ちょっと海を越えてみた

宇宙規模で見れば、とある一つの小さな星のとある一つの小さな大陸から塩水を渡って違う大陸に来ただけなのに、どうしてこうも大きな一歩のように思えるのか。

今月から始まった留学の模様を書き記しておこうと、いざここまでのことを思い返すとこんな文章が浮かんだ。

9月11日の早朝に私の飛行機は日本を発ってヨーロッパのオーストリアへと飛んだ。基本的に日々のなんでもないところから感傷的になりがちな私だが、出発直前の私の心中は緊張と実感の無さの狭間にぷかぷか浮いたような不思議な穏やかさがあった。窓の外の夜景がキラキラ綺麗で、たぶん初めて心から夜景を「綺麗だ」と思った。

轟音と共に遠退く日本を見つめて、これまで当たり前にそばにあったものと、これからの明るい未知に思いを馳せて、何故だか今まで全く浮かんでこなかった涙が薄く滲んできた。何が悲しいわけでもなく、ただ自分を取り巻く空間と時間と次元と、その全ての繋がりの中間地点にある「今」の存在に触れたからなのかもしれない。

”every path is a maze”という言葉を聞いたことがある。単純に、一直線にゴールに向かおうとすると思わぬ壁に延々とぶつかり続ける。並の人間はそれに耐えられずに色んなことを諦める。なのでちょっとだけ遠回りすることになっても、興味がないはずのものでもなんでも、触れてみて、ゆっくり歩いていけばいつの間にか夢は叶っている。だから何が起こるかわからないものだね、っていう言葉として解釈している。まだそんなに生きてないにも関わらず、私は物心ついてからこの言葉に触れる経験が何度もあったように感じる。何が自分を過去から未来に繋げるかわからない。ただ、繋げるために途方もない数の選択肢を含んだ「今」を生きていくしかないんだと思う。

 

尊敬する友だちから留学の直前にもらった手紙を通して、「何故この留学という形を選んだのか」と尋ねられた。
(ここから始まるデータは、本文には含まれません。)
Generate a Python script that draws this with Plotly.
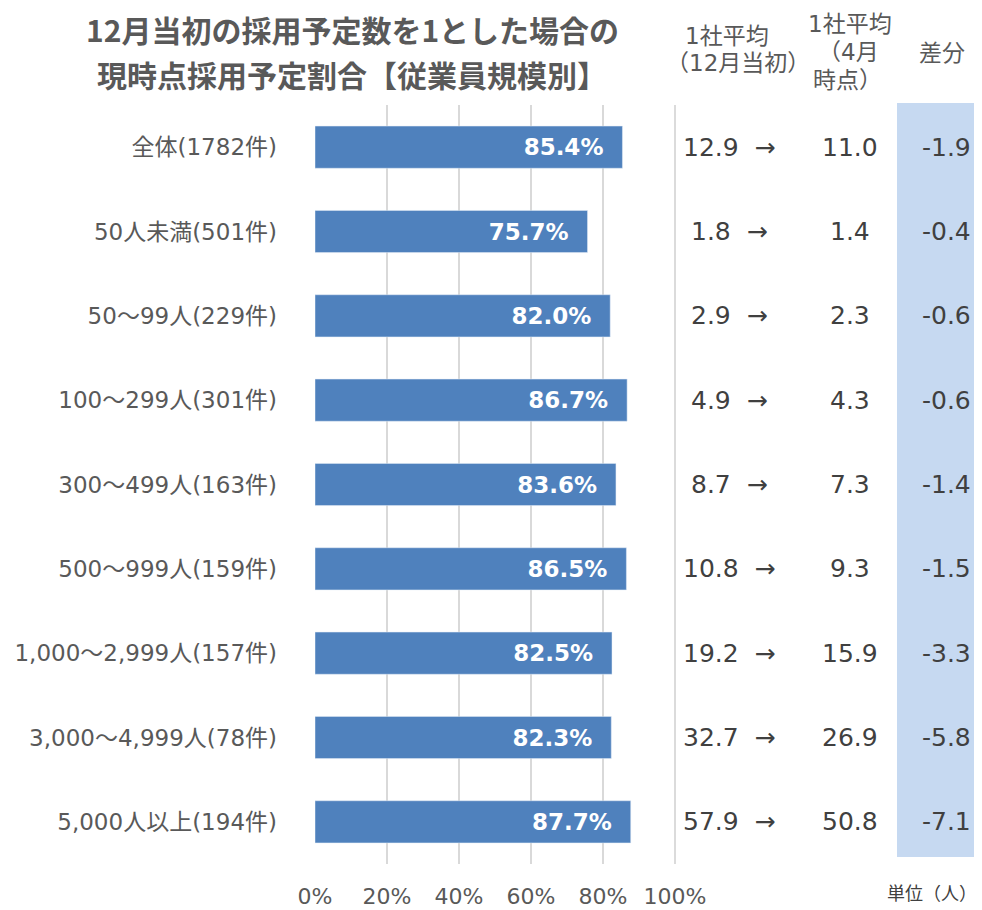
import plotly.graph_objects as go

# data
categories = [
    '全体(1782件)', '50人未満(501件)', '50～99人(229件)', '100～299人(301件)',
    '300～499人(163件)', '500～999人(159件)', '1,000～2,999人(157件)',
    '3,000～4,999人(78件)', '5,000人以上(194件)',
]
ratio_pct = [85.4, 75.7, 82.0, 86.7, 83.6, 86.5, 82.5, 82.3, 87.7]
avg_dec = [12.9, 1.8, 2.9, 4.9, 8.7, 10.8, 19.2, 32.7, 57.9]
avg_apr = [11.0, 1.4, 2.3, 4.3, 7.3, 9.3, 15.9, 26.9, 50.8]
diff = [-1.9, -0.4, -0.6, -0.6, -1.4, -1.5, -3.3, -5.8, -7.1]
x_ticks = [0, 20, 40, 60, 80, 100]

CJK = 'Noto Sans CJK JP'
MIX = 'DejaVu Sans, Noto Sans CJK JP'   # wide latin digits, CJK fallback
GRAY = '#595959'
DARK = '#404040'

# page body has an 8px margin, so the figure is drawn 8px in
OFF = 8
W, H = 982 - OFF, 910 - OFF
# plot area in page pixels (as measured on the reference)
L, R = 315, 675
T, B = 105, 864


def px_x(p):
    return (p - L) / (R - L)


def px_y(p):
    return (B - p) / (B - T)


fig = go.Figure()

fig.add_trace(go.Bar(
    y=categories,
    x=ratio_pct,
    orientation='h',
    width=0.5,
    marker=dict(color='#4F81BD'),
    text=[f'{v:.1f}%\u00a0\u00a0' for v in ratio_pct],
    textposition='inside',
    insidetextanchor='end',
    textfont=dict(family='DejaVu Sans', size=23, color='white', weight='bold'),
    hoverinfo='skip',
))

# light blue band behind the diff column
fig.add_shape(type='rect', xref='paper', yref='paper',
              x0=px_x(897), x1=px_x(990), y0=px_y(857), y1=px_y(103),
              fillcolor='#C6D9F1', line=dict(width=0), layer='below')

# per-row numbers on the right
for cat, a, b, d in zip(categories, avg_dec, avg_apr, diff):
    for txt, xx in [(f'{a:.1f}\u00a0\u00a0→', 729), (f'{b:.1f}', 850), (f'{d:.1f}', 946)]:
        fig.add_annotation(x=px_x(xx), xref='paper', y=cat, yref='y',
                           xanchor='center', yanchor='middle',
                           text=txt, showarrow=False,
                           font=dict(family=MIX, size=25, color=DARK))

# title, two lines
for txt, yy in [('12月当初の採用予定数を1とした場合の', 29),
                ('現時点採用予定割合【従業員規模別】', 74)]:
    fig.add_annotation(x=px_x(352), xref='paper', y=px_y(yy), yref='paper',
                       xanchor='center', yanchor='middle',
                       text=txt, showarrow=False,
                       font=dict(family=CJK, size=30, color=GRAY, weight='bold'))

# column headers (text, left edge x, centre y)
headers = [
    ('1社平均', 683, 36), ('（12月当初）', 664, 63),
    ('1社平均', 806, 24), ('（4月', 816, 52), ('時点）', 811, 80),
    ('差分', 917, 53),
]
for txt, xx, yy in headers:
    fig.add_annotation(x=px_x(xx), xref='paper', y=px_y(yy), yref='paper',
                       xanchor='left', yanchor='middle',
                       text=txt, showarrow=False,
                       font=dict(family=MIX, size=23, color=GRAY))

fig.add_annotation(x=px_x(932), xref='paper', y=px_y(892), yref='paper',
                   xanchor='center', yanchor='middle',
                   text='単位（人）', showarrow=False,
                   font=dict(family=CJK, size=18, color=DARK))

# separator line between chart and numbers
fig.add_shape(type='line', xref='paper', yref='paper',
              x0=1, x1=1, y0=0, y1=1,
              line=dict(color='#CFCFCF', width=1.5))

fig.update_layout(
    width=W, height=H,
    margin=dict(l=L - OFF, r=W - (R - OFF), t=T - OFF, b=H - (B - OFF)),
    plot_bgcolor='white', paper_bgcolor='white',
    showlegend=False,
    font=dict(family=MIX, color=GRAY),
)

fig.update_xaxes(
    range=[0, 100],
    tickvals=x_ticks,
    ticktext=[f'{v}%' for v in x_ticks],
    tickfont=dict(family=MIX, size=22, color=GRAY),
    showgrid=True, gridcolor='#D9D9D9', gridwidth=1.5,
    zeroline=False, showline=False, ticks='',
    ticklabelstandoff=17,
    automargin=False,
    fixedrange=True,
)

fig.update_yaxes(
    categoryorder='array', categoryarray=categories,
    range=[len(categories) - 0.5, -0.5],
    tickfont=dict(family=MIX, size=23, color=GRAY),
    showgrid=False, zeroline=False, showline=False, ticks='',
    ticklabelstandoff=37,
    automargin=False,
    fixedrange=True,
)

fig.write_html('out.html')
その答えとして今用意できる言葉は、「触れなければ永遠にわからないものがあるから」だろう。居心地のいい場所から抜け出して、苦しみを伴わなければわかりえないことが、幸か不幸かこの世の中にはたくさんある。最初に言ったように、宇宙規模でいえば何でもないことかもしれない。他人からしてもどうでもいいことだろう。それでも私が動き出したことで、これは私の中に新しい宇宙を生成するような、私の人生にとって大きな変化になるのだろう。

最後にただ一つ思う。私の大きな変化も、じきに周りにに与える影響力を失っていく。私自身もその変化に順応して、まるでなんでもないものになっていくのかもしれない。

でも、この大きな変化があったからこそ「今」があることを忘れないでおきたい。